User:ChenzwBot

From Simple English Wikipedia, the free encyclopedia
Jump to navigation Jump to search
Crystal Clear action run.png This user is a bot run by Chenzw (talk).

It is used for helping to make many small changes that would take a long time for a person to do alone.
Administrators: if this bot isn't working right or doing bad things, please stop it.

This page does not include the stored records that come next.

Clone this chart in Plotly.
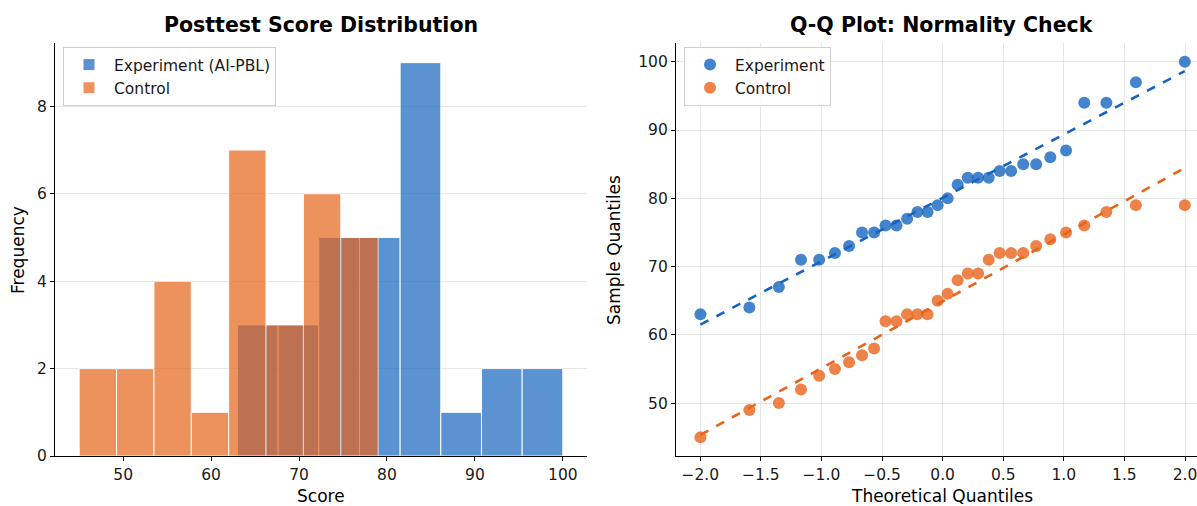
import numpy as np
import plotly.graph_objects as go
from statistics import NormalDist

# ---------------- data ----------------
experiment_scores = [63, 64, 67, 71, 71, 72, 73, 75, 75, 76, 76, 77, 78, 78, 79,
                     80, 82, 83, 83, 83, 84, 84, 85, 85, 86, 87, 94, 94, 97, 100]
control_scores = [45, 49, 50, 52, 54, 55, 56, 57, 58, 62, 62, 63, 63, 63, 65,
                  66, 68, 69, 69, 71, 72, 72, 72, 73, 74, 75, 76, 78, 79, 79]
group_names_hist = ["Experiment (AI-PBL)", "Control"]
group_names_qq = ["Experiment", "Control"]
n_bins = 8
hist_xticks = [50, 60, 70, 80, 90, 100]
hist_yticks = [0, 2, 4, 6, 8]
qq_xticks = [-2.0, -1.5, -1.0, -0.5, 0.0, 0.5, 1.0, 1.5, 2.0]
qq_yticks = [50, 60, 70, 80, 90, 100]

# ---------------- styling ----------------
W, H = 1197, 506
BLUE = "#1565C0"
ORANGE = "#E8641A"
FONT = "DejaVu Sans"
TXT = "#1a1a1a"
TICK_SIZE = 15.5
LABEL_SIZE = 17
TITLE_SIZE = 20.5


def fx(x):
    return x / W


def fy(y):
    return 1 - y / H


PLOT_TOP, PLOT_BOT = 43, 456
L_DOM = [fx(55), fx(587)]
R_DOM = [fx(676), 1.0]
Y_DOM = [fy(PLOT_BOT), fy(PLOT_TOP)]

fig = go.Figure()

# ---------------- histogram ----------------
for scores, name, color, lg in [(experiment_scores, group_names_hist[0], BLUE, "e"),
                                (control_scores, group_names_hist[1], ORANGE, "c")]:
    counts, edges = np.histogram(scores, bins=n_bins)
    centers = (edges[:-1] + edges[1:]) / 2
    widths = np.diff(edges)
    fig.add_trace(go.Bar(
        x=centers, y=counts, width=widths, name=name,
        marker=dict(color=color, line=dict(color="white", width=1)),
        opacity=0.7, xaxis="x", yaxis="y", legend="legend",
        legendgroup=lg, hoverinfo="skip"))

# ---------------- Q-Q ----------------
def theoretical_quantiles(n):
    mn = 0.5 ** (1.0 / n)
    m = [1 - mn] + [(i - 0.3175) / (n + 0.365) for i in range(2, n)] + [mn]
    nd = NormalDist()
    return np.array([nd.inv_cdf(p) for p in m])


for scores, name, color, lg in [(experiment_scores, group_names_qq[0], BLUE, "e2"),
                                (control_scores, group_names_qq[1], ORANGE, "c2")]:
    ys = np.sort(np.array(scores, dtype=float))
    osm = theoretical_quantiles(len(ys))
    slope, intercept = np.polyfit(osm, ys, 1)
    fig.add_trace(go.Scatter(
        x=osm, y=ys, mode="markers", name=name,
        marker=dict(color=color, size=12, opacity=0.8, line=dict(width=0)),
        xaxis="x2", yaxis="y2", legend="legend2", legendgroup=lg))
    lx = np.array([osm[0], osm[-1]])
    fig.add_trace(go.Scatter(
        x=lx, y=slope * lx + intercept, mode="lines", showlegend=False,
        line=dict(color=color, width=2.6, dash="dash"),
        xaxis="x2", yaxis="y2", hoverinfo="skip"))

axis_common = dict(
    showline=True, linecolor="black", linewidth=1.1, mirror=False,
    ticks="outside", ticklen=4, tickwidth=1, tickcolor="black",
    tickfont=dict(family=FONT, size=TICK_SIZE, color=TXT),
    zeroline=False, gridcolor="rgba(200,200,200,0.45)", gridwidth=1,
    automargin=False, ticklabeloverflow="allow",
)

legend_common = dict(
    xanchor="left", yanchor="top",
    bgcolor="rgba(255,255,255,0.85)", bordercolor="#d0d0d0", borderwidth=1,
    font=dict(family=FONT, size=TICK_SIZE, color=TXT), tracegroupgap=0,
    itemwidth=40,
)

fig.update_layout(
    width=W, height=H,
    margin=dict(l=0, r=0, t=0, b=0, autoexpand=False),
    paper_bgcolor="white", plot_bgcolor="white",
    barmode="overlay",
    font=dict(family=FONT, size=TICK_SIZE, color=TXT),
    xaxis=dict(domain=L_DOM, range=[42.25, 102.75], tickvals=hist_xticks,
               showgrid=False, anchor="y", **axis_common),
    yaxis=dict(domain=Y_DOM, range=[0, 9.45], tickvals=hist_yticks,
               showgrid=True, anchor="x", **axis_common),
    xaxis2=dict(domain=R_DOM, range=[-2.2, 2.0 + 12 / 121.3], tickvals=qq_xticks,
                tickformat=".1f", showgrid=True, anchor="y2", **axis_common),
    yaxis2=dict(domain=Y_DOM, range=[42.25, 102.75], tickvals=qq_yticks,
                showgrid=True, anchor="x2", **axis_common),
    legend=dict(x=fx(63), y=fy(47), **legend_common),
    legend2=dict(x=fx(684), y=fy(47), **legend_common),
    showlegend=True,
)

annots = [
    dict(text="<b>Posttest Score Distribution</b>", x=fx(321), y=fy(25), size=TITLE_SIZE),
    dict(text="<b>Q-Q Plot: Normality Check</b>", x=fx(942), y=fy(25), size=TITLE_SIZE),
    dict(text="Score", x=fx(321), y=fy(496), size=LABEL_SIZE),
    dict(text="Theoretical Quantiles", x=fx(942), y=fy(496), size=LABEL_SIZE),
]
for a in annots:
    fig.add_annotation(text=a["text"], x=a["x"], y=a["y"], xref="paper", yref="paper",
                       showarrow=False, xanchor="center", yanchor="middle",
                       font=dict(family=FONT, size=a["size"], color="black"))
for text, x, y in [("Frequency", 18, 250), ("Sample Quantiles", 614, 250)]:
    fig.add_annotation(text=text, x=fx(x), y=fy(y), xref="paper", yref="paper",
                       showarrow=False, xanchor="center", yanchor="middle", textangle=-90,
                       font=dict(family=FONT, size=LABEL_SIZE, color="black"))

fig.write_html(
    "out.html",
    config={"displayModeBar": False},
    post_script="document.body.style.margin='0';document.body.style.padding='0';",
)
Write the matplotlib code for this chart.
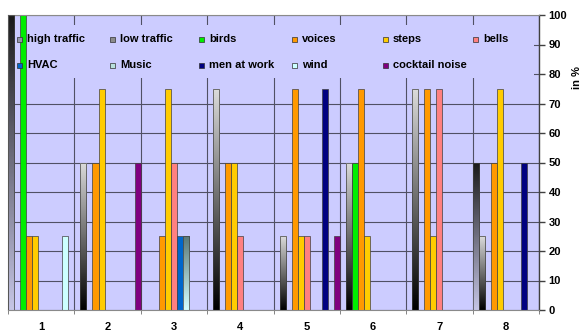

ChenzwBot This user is a Bot
ChenzwBot (Talk · Contribs)
ChenzwBot.png
ChenzwBot patrols the sea of recent changes.
Operator:Chenzw
Flagged?Yes (11 April 2008)
Edit rate:Variable (Anti-vandalism)
Edit period/s:Always
Automatic or manual?Automatic
Programming language/s:PHP and Python
Source code published?https://gitlab.com/antivandalbot-ng (partial)
Emergency shutoff-compliant?No

This bot reverts vandalism on the wiki. It is a rewrite of User:GoblinBot4's (and User:Chris G Bot) code, and powered by the revscoring library.

History

  • Since 2010: Anti-vandalism task begins, using Chris G Bot's code. Vandalism detection was achieved by evaluating edits using regular expressions. Prone to low detection and high false positive rates.
  • Approximately Dec 2015: Bot begins using the revscoring library (which powers ORES) to extract features (e.g. numbers of characters added/removed) about each edit. Vandalism probability is predicted by a Random forest classifier.
  • Mid-2016: Bot core rewritten in line with the reactor design pattern.
  • 7 May 2018: Bot core rewritten (again) in Python, which is vastly more efficient than the original PHP implementation. Classifier changed to XGBoost.
  • Mid-October 2019: Classifier changed to LightGBM, with substantial improvements to how each diff is evaluated. Words added by editors are transformed to tf–idf vectors, and fed into a separate Bayesian classifier. These words are also tagged as nouns/verbs/pronouns etc., with the counts of the various categories becoming new inputs for the main LightGBM classifier.

Summary of algorithm

Machine learning

Unlike previous generation anti-vandalism bots (Chris G Bot, GoblinBot4, and previous codebases of ChenzwBot; a brief overview of how they worked can be found in History above), ChenzwBot learns what is considered vandalism from a list of pre-classified edits provided by a human. This is the training dataset.

Classification pipeline

The bot evaluates each edit according to the following:

  1. Extracting features from each edit using the revscoring library. Such features usually come in the form of certain metrics, such as (but not limited to): total length of edit, number of nouns added/removed, number of special characters added/removed, number of wikilinks added/removed. This step is similar to how the revision scoring tool on Recent Changes works.
  2. Part-of-speech tagging: the same word can have different meanings depending on context. For example, "film" can be used both as a noun and a verb. To further distinguish between both uses, the bot tags the word using the spaCy library.
  3. Understanding edit content: words added in the edit are then counted. Due to processing in step 2, the same word used in different contexts is counted separately. To avoid giving commonly used words undue weight, they are transformed to tf–idf vectors. This has the effect of prioritising relatively uncommon words in the dataset, and penalising common words in the dataset, when they appear in the edit.
  4. The tf-idf vector is provided as an input to a Bayesian classifier. The classifier provides a score representing the probability that the words used in that edit are characteristic of vandalism.
  5. The features in step 1 and the probability score in step 4 are supplied as inputs to a gradient boosting classifier. The output of the classifier is the final calculated probability that the edit is vandalism. ChenzwBot uses the LightGBM library.

A note about probability thresholds

  • The final probability given by the LightGBM classifier is compared against a defined threshold. Probabilities higher than the threshold are considered vandalism and reverted accordingly, while those lower than the threshold are considered constructive. The threshold is calculated against a separate dataset (not used in training) such that it will match a specific false positive rate. This false positive rate is set by a human.

Additional rules

  • The bot will not revert local sysops and rollbackers.
  • The bot will not revert any registered user with more than a certain number of edits.
  • The bot will not revert any edit made to a page on the exclusion list. This currently includes Wikipedia:Sandbox, Wikipedia:Introduction, and Wikipedia:Student tutorial.
  • The bot will not revert to itself if it last reverted the page less than 24 hours ago. Exceptions to this rule include Wikipedia, Simple English Wikipedia, WP:AN, and WP:ST.
    • As of 16 December 2019 the bot will instead not revert the same user/page combination more than once every 24 hours. This means that the bot may revert the same page multiple times within a 24 hour window if the vandals are different.
    • Due to issues with false positives, the bot will no longer revert any edit outside of article space.